◆ Exercise aim
Exclude the pictures and reproduce the remaining data exactly as written.

◆ Recorded data
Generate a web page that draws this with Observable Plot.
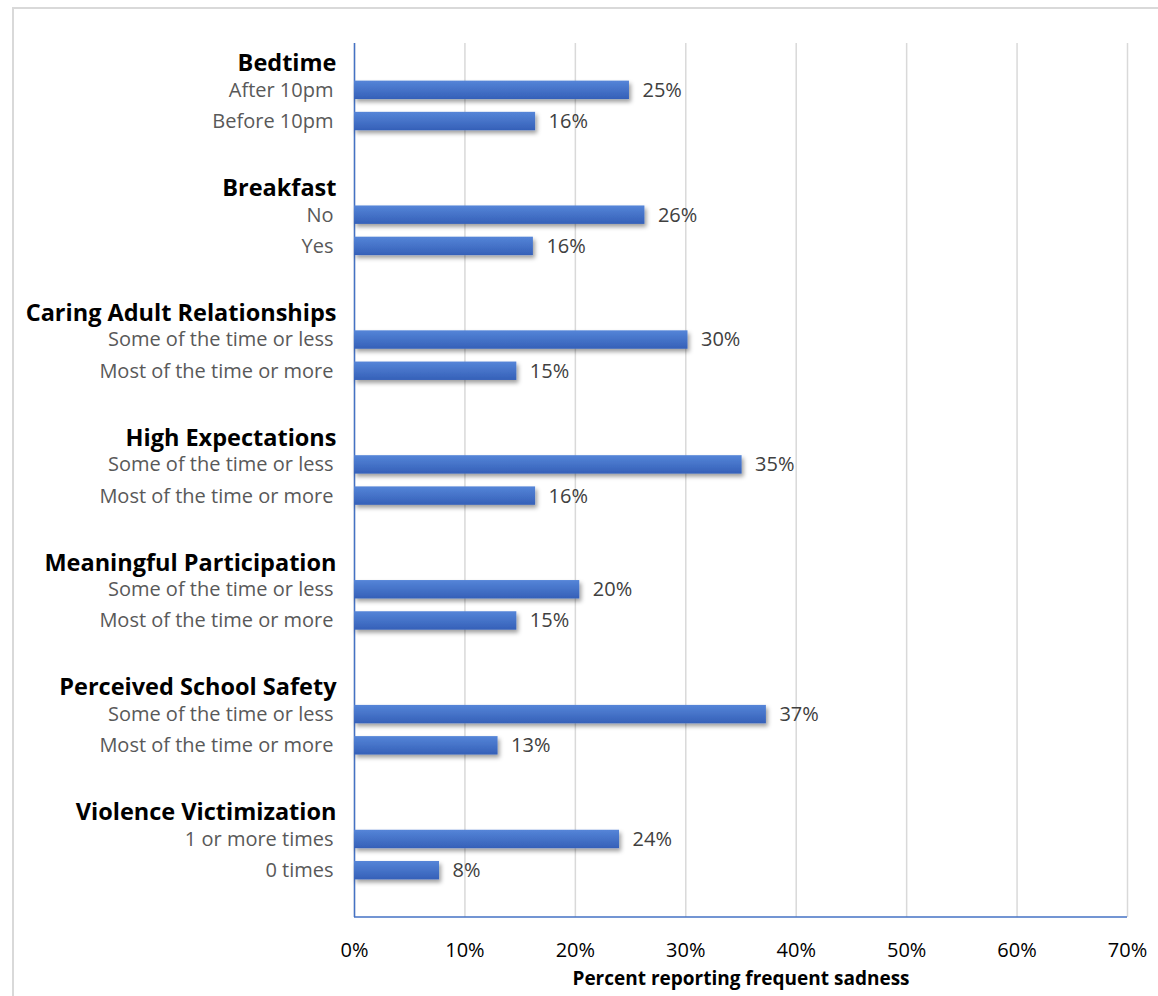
<!DOCTYPE html>
<html><head><meta charset="utf-8">
<script src="https://cdn.jsdelivr.net/npm/d3@7"></script>
<script src="https://cdn.jsdelivr.net/npm/@observablehq/plot@0.6"></script>
<style>
html,body{margin:0;padding:0;background:#fff;overflow:hidden;}
#wrap{position:relative;width:1158px;height:996px;overflow:hidden;}
#border{position:absolute;left:12px;top:7px;width:1200px;height:1100px;border:2px solid #d9d9d9;box-sizing:border-box;}
#chart{position:absolute;left:0;top:0;}
</style></head><body>
<div id="wrap"><div id="border"></div><div id="chart"></div></div>
<script>
const groups = ["Bedtime","Breakfast","Caring Adult Relationships","High Expectations","Meaningful Participation","Perceived School Safety","Violence Victimization"];
const subLabels = [
  ["After 10pm","Before 10pm"],
  ["No","Yes"],
  ["Some of the time or less","Most of the time or more"],
  ["Some of the time or less","Most of the time or more"],
  ["Some of the time or less","Most of the time or more"],
  ["Some of the time or less","Most of the time or more"],
  ["1 or more times","0 times"]
];
const values = [
  [0.249,0.164],
  [0.263,0.162],
  [0.302,0.147],
  [0.351,0.164],
  [0.204,0.147],
  [0.373,0.130],
  [0.240,0.077]
];
const xTicks = [0,0.1,0.2,0.3,0.4,0.5,0.6,0.7];
const axisTitle = "Percent reporting frequent sadness";

const domain = [];
const headers = [];
const bars = [];
groups.forEach((g,i)=>{
  domain.push(g+"|h", g+"|a", g+"|b", g+"|s");
  headers.push({slot:g+"|h", label:g});
  subLabels[i].forEach((s,j)=>{
    bars.push({slot:g+(j===0?"|a":"|b"), label:s, value:values[i][j]});
  });
});

const chart = Plot.plot({
  width:1158, height:996,
  marginLeft:354, marginRight:31, marginTop:43, marginBottom:79,
  style:{fontFamily:"'Open Sans', Lato, sans-serif", background:"transparent", overflow:"visible"},
  x:{domain:[0,0.7]},
  y:{domain, paddingInner:0.41, paddingOuter:0.205, round:false, axis:null},
  marks:[
    Plot.gridX(xTicks,{stroke:"#d9d9d9", strokeOpacity:1, strokeWidth:1.5}),
    Plot.axisX(xTicks,{tickSize:0, tickPadding:25, fontSize:20, fill:"#000", tickFormat:d=>Math.round(d*100)+"%", label:null}),
    Plot.ruleX([0],{stroke:"#4472c4", strokeWidth:1.5}),
    Plot.barX(bars,{x:"value", y:"slot", fill:"url(#barGrad)"}),
    Plot.text(bars,{x:"value", y:"slot", text:d=>Math.round(d.value*100)+"%", textAnchor:"start", dx:13, fontSize:20, fill:"#404040"}),
    Plot.text(bars,{x:()=>0, y:"slot", text:"label", textAnchor:"end", dx:-21, fontSize:20, fill:"#595959"}),
    Plot.text(headers,{x:()=>0, y:"slot", text:"label", textAnchor:"end", dx:-18, dy:4.5, fontSize:23.5, fontWeight:"bold", fill:"#000"}),
    Plot.text([axisTitle],{frameAnchor:"bottom", dy:67, fontSize:19, fontWeight:"bold", fill:"#000"})
  ]
});
document.getElementById("chart").appendChild(chart);

const svg = d3.select(chart);
const defs = svg.insert("defs",":first-child");
const grad = defs.append("linearGradient").attr("id","barGrad").attr("x1",0).attr("y1",0).attr("x2",0).attr("y2",1);
grad.append("stop").attr("offset","0%").attr("stop-color","#5585d8");
grad.append("stop").attr("offset","100%").attr("stop-color","#3560b8");
const filt = defs.append("filter").attr("id","barShadow").attr("x","-10%").attr("y","-30%").attr("width","130%").attr("height","190%");
filt.append("feDropShadow").attr("dx",2).attr("dy",3).attr("stdDeviation",2.2).attr("flood-color","#000").attr("flood-opacity",0.38);
svg.selectAll("g[aria-label='bar'] rect").attr("filter","url(#barShadow)");

// bottom axis line (plot-area border) drawn from the x scale
const xs = chart.scale("x");
const yBottom = 996 - 79;
svg.append("line")
  .attr("x1", xs.apply(0)).attr("x2", xs.apply(0.7))
  .attr("y1", yBottom).attr("y2", yBottom)
  .attr("stroke","#4472c4").attr("stroke-width",1.5);
</script>
</body></html>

◆ Correct output
Generate a web page that draws this with Observable Plot.
<!DOCTYPE html>
<html><head><meta charset="utf-8">
<script src="https://cdn.jsdelivr.net/npm/d3@7"></script>
<script src="https://cdn.jsdelivr.net/npm/@observablehq/plot@0.6"></script>
<style>
html,body{margin:0;padding:0;background:#fff;overflow:hidden;}
#wrap{position:relative;width:1158px;height:996px;overflow:hidden;}
#border{position:absolute;left:12px;top:7px;width:1200px;height:1100px;border:2px solid #d9d9d9;box-sizing:border-box;}
#chart{position:absolute;left:0;top:0;}
</style></head><body>
<div id="wrap"><div id="border"></div><div id="chart"></div></div>
<script>
const groups = ["Bedtime","Breakfast","Caring Adult Relationships","High Expectations","Meaningful Participation","Perceived School Safety","Violence Victimization"];
const subLabels = [
  ["After 10pm","Before 10pm"],
  ["No","Yes"],
  ["Some of the time or less","Most of the time or more"],
  ["Some of the time or less","Most of the time or more"],
  ["Some of the time or less","Most of the time or more"],
  ["Some of the time or less","Most of the time or more"],
  ["1 or more times","0 times"]
];
const values = [
  [0.249,0.164],
  [0.263,0.162],
  [0.302,0.147],
  [0.351,0.164],
  [0.204,0.147],
  [0.373,0.130],
  [0.240,0.077]
];
const xTicks = [0,0.1,0.2,0.3,0.4,0.5,0.6,0.7];
const axisTitle = "Percent reporting frequent sadness";

const domain = [];
const headers = [];
const bars = [];
groups.forEach((g,i)=>{
  domain.push(g+"|h", g+"|a", g+"|b", g+"|s");
  headers.push({slot:g+"|h", label:g});
  subLabels[i].forEach((s,j)=>{
    bars.push({slot:g+(j===0?"|a":"|b"), label:s, value:values[i][j]});
  });
});

const chart = Plot.plot({
  width:1158, height:996,
  marginLeft:354, marginRight:31, marginTop:43, marginBottom:79,
  style:{fontFamily:"'Open Sans', Lato, sans-serif", background:"transparent", overflow:"visible"},
  x:{domain:[0,0.7]},
  y:{domain, paddingInner:0.41, paddingOuter:0.205, round:false, axis:null},
  marks:[
    Plot.gridX(xTicks,{stroke:"#d9d9d9", strokeOpacity:1, strokeWidth:1.5}),
    Plot.axisX(xTicks,{tickSize:0, tickPadding:25, fontSize:20, fill:"#000", tickFormat:d=>Math.round(d*100)+"%", label:null}),
    Plot.ruleX([0],{stroke:"#4472c4", strokeWidth:1.5}),
    Plot.barX(bars,{x:"value", y:"slot", fill:"url(#barGrad)"}),
    Plot.text(bars,{x:"value", y:"slot", text:d=>Math.round(d.value*100)+"%", textAnchor:"start", dx:13, fontSize:20, fill:"#404040"}),
    Plot.text(bars,{x:()=>0, y:"slot", text:"label", textAnchor:"end", dx:-21, fontSize:20, fill:"#595959"}),
    Plot.text(headers,{x:()=>0, y:"slot", text:"label", textAnchor:"end", dx:-18, dy:4.5, fontSize:23.5, fontWeight:"bold", fill:"#000"}),
    Plot.text([axisTitle],{frameAnchor:"bottom", dy:67, fontSize:19, fontWeight:"bold", fill:"#000"})
  ]
});
document.getElementById("chart").appendChild(chart);

const svg = d3.select(chart);
const defs = svg.insert("defs",":first-child");
const grad = defs.append("linearGradient").attr("id","barGrad").attr("x1",0).attr("y1",0).attr("x2",0).attr("y2",1);
grad.append("stop").attr("offset","0%").attr("stop-color","#5585d8");
grad.append("stop").attr("offset","100%").attr("stop-color","#3560b8");
const filt = defs.append("filter").attr("id","barShadow").attr("x","-10%").attr("y","-30%").attr("width","130%").attr("height","190%");
filt.append("feDropShadow").attr("dx",2).attr("dy",3).attr("stdDeviation",2.2).attr("flood-color","#000").attr("flood-opacity",0.38);
svg.selectAll("g[aria-label='bar'] rect").attr("filter","url(#barShadow)");

// bottom axis line (plot-area border) drawn from the x scale
const xs = chart.scale("x");
const yBottom = 996 - 79;
svg.append("line")
  .attr("x1", xs.apply(0)).attr("x2", xs.apply(0.7))
  .attr("y1", yBottom).attr("y2", yBottom)
  .attr("stroke","#4472c4").attr("stroke-width",1.5);
</script>
</body></html>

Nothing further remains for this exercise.